■ **GIVEN DATA**:
>> start

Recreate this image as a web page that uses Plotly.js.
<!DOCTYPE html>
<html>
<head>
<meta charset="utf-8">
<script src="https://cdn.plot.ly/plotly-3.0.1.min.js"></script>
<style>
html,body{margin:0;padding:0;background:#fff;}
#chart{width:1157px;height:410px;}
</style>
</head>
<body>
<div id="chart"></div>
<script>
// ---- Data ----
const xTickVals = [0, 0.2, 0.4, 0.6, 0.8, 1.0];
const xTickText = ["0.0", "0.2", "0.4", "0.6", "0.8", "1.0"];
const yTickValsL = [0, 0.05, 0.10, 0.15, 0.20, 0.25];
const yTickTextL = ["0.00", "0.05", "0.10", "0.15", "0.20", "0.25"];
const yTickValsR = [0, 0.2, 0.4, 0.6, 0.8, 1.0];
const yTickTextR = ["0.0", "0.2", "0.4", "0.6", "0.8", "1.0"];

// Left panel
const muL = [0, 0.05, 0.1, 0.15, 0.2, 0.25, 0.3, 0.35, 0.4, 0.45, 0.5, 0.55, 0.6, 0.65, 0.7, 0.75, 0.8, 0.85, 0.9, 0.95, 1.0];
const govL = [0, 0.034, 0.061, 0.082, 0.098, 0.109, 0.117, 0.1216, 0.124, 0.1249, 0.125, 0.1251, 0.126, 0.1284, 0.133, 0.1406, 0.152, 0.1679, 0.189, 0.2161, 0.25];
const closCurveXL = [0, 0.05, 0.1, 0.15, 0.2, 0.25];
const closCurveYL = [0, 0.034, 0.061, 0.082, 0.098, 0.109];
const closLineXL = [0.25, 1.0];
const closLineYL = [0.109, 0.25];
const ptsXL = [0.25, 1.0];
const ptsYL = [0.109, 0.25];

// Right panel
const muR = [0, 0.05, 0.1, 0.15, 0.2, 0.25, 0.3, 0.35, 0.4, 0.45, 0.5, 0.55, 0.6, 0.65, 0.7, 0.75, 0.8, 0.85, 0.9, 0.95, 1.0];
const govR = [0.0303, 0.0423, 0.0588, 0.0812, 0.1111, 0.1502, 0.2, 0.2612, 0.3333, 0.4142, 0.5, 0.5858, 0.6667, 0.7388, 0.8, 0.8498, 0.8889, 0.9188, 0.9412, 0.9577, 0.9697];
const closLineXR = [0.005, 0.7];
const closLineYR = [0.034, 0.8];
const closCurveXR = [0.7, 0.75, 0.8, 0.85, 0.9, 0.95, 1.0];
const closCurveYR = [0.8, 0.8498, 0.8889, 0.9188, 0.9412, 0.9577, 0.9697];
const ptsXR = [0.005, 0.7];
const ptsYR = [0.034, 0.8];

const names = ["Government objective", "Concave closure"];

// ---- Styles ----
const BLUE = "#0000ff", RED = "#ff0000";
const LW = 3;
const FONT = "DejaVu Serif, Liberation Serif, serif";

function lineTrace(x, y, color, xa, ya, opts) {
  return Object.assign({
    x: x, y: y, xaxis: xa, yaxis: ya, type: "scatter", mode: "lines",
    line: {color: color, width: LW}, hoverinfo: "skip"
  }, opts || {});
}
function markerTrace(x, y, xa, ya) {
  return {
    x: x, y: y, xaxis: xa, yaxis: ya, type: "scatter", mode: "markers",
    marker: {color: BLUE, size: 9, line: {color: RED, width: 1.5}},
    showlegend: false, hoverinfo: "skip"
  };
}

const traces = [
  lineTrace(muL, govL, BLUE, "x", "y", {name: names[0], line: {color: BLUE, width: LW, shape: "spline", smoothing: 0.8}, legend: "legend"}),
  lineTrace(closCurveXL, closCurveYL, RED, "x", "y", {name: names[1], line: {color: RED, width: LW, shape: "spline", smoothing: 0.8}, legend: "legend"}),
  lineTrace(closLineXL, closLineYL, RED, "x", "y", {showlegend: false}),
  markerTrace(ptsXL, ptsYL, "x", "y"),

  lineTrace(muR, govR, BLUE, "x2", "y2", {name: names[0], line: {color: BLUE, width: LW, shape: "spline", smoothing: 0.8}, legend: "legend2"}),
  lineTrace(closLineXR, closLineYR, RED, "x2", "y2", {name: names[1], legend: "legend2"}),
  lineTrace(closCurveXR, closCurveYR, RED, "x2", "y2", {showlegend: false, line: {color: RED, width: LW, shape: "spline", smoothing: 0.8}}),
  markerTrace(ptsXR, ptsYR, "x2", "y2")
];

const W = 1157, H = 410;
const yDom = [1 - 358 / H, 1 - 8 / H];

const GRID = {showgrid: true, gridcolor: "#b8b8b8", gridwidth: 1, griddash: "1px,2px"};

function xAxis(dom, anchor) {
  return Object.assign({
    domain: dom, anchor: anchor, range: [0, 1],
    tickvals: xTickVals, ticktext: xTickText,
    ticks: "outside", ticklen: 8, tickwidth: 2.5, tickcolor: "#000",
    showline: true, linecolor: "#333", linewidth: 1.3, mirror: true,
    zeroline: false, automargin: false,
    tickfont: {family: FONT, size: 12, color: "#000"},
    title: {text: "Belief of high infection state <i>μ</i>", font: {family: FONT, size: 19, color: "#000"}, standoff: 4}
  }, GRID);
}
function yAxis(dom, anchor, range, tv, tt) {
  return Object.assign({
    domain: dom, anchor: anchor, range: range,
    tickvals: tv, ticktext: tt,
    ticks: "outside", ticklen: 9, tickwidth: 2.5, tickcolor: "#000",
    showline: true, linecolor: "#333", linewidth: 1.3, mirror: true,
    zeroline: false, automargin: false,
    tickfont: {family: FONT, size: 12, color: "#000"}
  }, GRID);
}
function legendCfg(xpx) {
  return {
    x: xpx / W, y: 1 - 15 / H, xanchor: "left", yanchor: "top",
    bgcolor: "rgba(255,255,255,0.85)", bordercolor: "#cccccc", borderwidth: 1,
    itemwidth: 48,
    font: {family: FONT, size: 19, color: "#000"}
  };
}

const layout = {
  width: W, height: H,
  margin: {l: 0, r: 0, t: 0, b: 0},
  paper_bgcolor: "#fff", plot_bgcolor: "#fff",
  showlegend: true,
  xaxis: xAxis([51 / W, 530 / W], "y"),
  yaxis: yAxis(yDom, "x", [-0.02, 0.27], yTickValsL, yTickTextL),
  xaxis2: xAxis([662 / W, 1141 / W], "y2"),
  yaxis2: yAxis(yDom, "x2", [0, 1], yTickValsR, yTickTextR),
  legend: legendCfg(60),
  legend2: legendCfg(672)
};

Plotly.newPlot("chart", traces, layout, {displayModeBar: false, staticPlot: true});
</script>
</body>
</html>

>> end
>> start

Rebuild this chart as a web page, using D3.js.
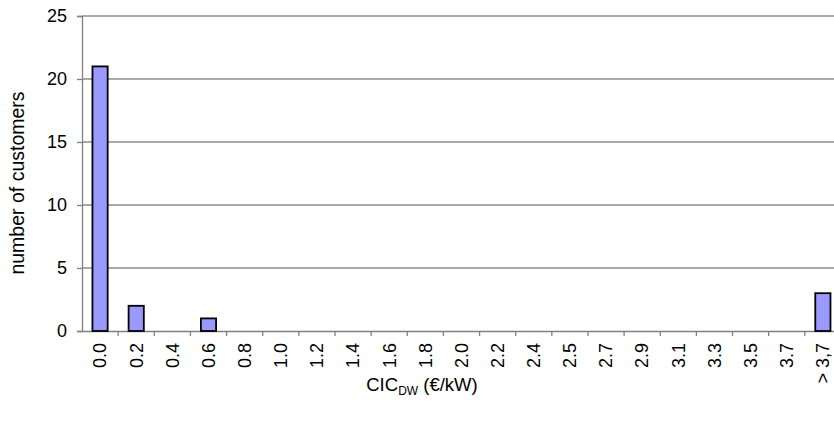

>> end
>> start

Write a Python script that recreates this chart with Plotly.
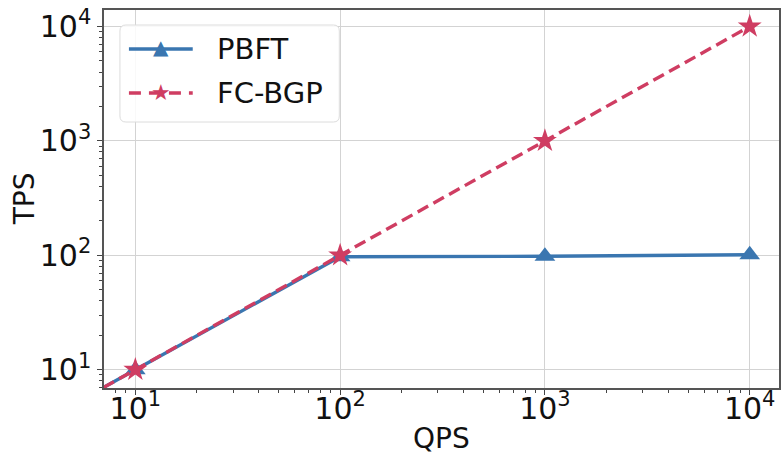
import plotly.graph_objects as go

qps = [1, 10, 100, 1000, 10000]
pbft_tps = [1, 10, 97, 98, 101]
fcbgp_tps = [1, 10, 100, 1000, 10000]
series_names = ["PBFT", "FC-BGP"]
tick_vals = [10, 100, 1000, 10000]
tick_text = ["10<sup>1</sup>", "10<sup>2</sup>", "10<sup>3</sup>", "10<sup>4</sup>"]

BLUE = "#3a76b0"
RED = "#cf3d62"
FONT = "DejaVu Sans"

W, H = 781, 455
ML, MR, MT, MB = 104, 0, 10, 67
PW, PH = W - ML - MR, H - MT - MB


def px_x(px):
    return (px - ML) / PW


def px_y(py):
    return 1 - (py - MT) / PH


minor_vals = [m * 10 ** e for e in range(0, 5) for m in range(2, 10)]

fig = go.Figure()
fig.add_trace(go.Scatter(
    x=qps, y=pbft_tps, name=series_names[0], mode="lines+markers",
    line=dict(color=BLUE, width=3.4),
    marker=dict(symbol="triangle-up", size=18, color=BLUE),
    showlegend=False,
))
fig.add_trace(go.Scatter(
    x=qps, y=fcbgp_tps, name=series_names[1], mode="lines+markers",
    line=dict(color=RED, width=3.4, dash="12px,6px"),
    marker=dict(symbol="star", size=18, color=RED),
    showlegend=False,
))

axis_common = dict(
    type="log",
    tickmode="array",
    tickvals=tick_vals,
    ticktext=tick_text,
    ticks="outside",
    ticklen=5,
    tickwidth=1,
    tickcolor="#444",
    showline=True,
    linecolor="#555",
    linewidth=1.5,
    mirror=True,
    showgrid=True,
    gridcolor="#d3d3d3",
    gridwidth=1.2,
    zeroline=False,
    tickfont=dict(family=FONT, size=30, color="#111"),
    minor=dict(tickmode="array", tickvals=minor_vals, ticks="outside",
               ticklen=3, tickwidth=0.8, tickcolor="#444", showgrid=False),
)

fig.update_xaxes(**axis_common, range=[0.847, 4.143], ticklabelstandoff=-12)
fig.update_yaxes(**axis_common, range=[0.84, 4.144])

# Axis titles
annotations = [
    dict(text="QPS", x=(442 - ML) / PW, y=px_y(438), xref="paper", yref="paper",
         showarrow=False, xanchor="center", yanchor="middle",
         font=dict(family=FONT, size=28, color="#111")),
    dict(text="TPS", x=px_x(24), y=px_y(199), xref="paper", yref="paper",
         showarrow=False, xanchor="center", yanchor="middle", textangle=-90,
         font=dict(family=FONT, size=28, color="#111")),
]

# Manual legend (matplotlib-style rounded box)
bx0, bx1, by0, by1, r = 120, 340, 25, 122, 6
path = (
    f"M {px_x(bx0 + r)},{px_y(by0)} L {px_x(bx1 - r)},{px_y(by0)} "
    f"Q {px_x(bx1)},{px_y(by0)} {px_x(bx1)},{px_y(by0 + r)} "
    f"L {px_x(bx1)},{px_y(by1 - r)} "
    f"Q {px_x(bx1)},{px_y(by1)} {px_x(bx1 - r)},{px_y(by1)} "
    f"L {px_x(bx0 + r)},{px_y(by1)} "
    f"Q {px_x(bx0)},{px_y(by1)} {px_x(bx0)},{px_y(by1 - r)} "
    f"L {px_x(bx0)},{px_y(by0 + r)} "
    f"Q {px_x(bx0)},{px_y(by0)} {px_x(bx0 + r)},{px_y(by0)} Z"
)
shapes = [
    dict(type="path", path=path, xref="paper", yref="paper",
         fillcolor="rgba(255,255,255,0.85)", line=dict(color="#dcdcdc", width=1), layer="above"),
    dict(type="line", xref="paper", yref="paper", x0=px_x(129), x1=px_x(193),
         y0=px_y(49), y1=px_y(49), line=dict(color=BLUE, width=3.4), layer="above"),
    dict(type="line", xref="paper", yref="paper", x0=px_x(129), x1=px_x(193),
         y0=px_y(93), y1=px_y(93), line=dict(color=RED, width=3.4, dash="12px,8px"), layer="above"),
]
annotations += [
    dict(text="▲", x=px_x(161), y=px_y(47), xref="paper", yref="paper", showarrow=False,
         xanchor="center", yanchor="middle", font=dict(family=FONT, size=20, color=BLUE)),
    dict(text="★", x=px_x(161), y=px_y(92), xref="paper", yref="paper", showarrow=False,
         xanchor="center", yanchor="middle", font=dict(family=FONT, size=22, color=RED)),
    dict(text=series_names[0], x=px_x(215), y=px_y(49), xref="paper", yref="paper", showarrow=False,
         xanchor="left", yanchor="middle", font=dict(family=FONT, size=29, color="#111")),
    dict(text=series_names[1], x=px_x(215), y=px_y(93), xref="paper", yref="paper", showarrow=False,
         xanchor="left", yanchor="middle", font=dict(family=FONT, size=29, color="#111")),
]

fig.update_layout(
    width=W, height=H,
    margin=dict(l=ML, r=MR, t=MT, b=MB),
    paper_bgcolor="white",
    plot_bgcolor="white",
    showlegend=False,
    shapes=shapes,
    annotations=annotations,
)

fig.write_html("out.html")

>> end

■ **TASK INSTRUCTIONS**:
Return, from the data, each line that has the word "chart" in it.

■ **PROBLEM SOLUTION**:
#chart{width:1157px;height:410px;}
<div id="chart"></div>
Plotly.newPlot("chart", traces, layout, {displayModeBar: false, staticPlot: true});
Rebuild this chart as a web page, using D3.js.
Write a Python script that recreates this chart with Plotly.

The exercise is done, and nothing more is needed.